1. Britt and Hawkins agreed four years before Britt acquired the orchard to keep their assets separate. Sundance Slope was entirely in her name.
2. RLF was referred to as different names at different points in the trial but will be referred to hereafter as RLF.
3. There are other pieces of equipment mentioned in the record, but Hawkins was charged only in relation to these four pieces.
4. Morrison owned a blue Ford pickup truck.
5. Morrison discovered the missing Landini tractor, parked on the side of the road next to property owned by Sundance Slope. He checked the engine number himself, claimed that it matched the serial number of RLF's missing Landini, and reported it to the police. The jury acquitted Hawkins of the charge related to the Landini.
6. The full language of the relevant portion of CrR 3.3(c) is as follows:(2) Resetting of Commencement Date. On occurrence of one of the following events, a new commencement date shall be established, and the elapsed time shall be reset to zero. If more than one of these events occurs, the commencement date shall be the latest of the dates specified in this subsection.(iii) New Trial. The entry of an order granting a mistrial or new trial or allowing the defendant to withdraw a plea of guilty.
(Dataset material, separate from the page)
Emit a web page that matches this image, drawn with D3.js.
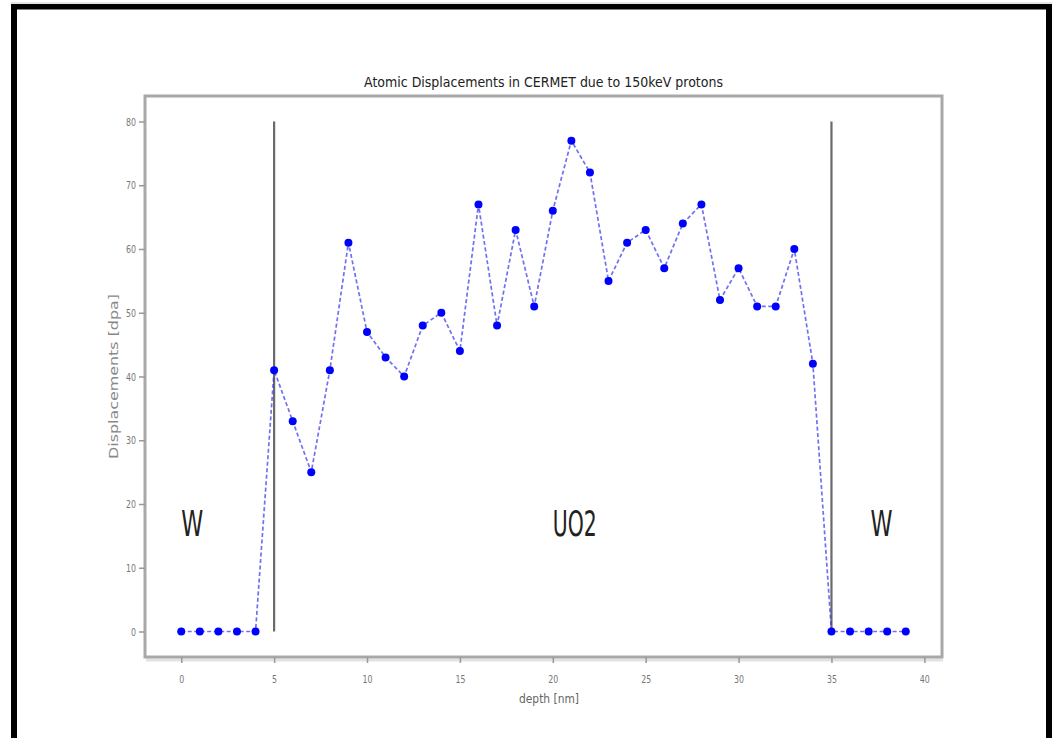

The new commencement date shall be the date the order is entered.(iv) Appellate Review or Stay. The acceptance of review or grant of a stay by an appellate court. The new commencement date shall be the date of the defendant's appearance that next follows the receipt by the clerk of the superior court of the mandate or written order terminating review or stay.
WE CONCUR: MADSEN, C.J., JOHNSON, FAIRHURST, STEPHENS, WIGGINS, GONZÁLEZ, and GORDON McCLOUD, JJ., and LEACH, J.P.T.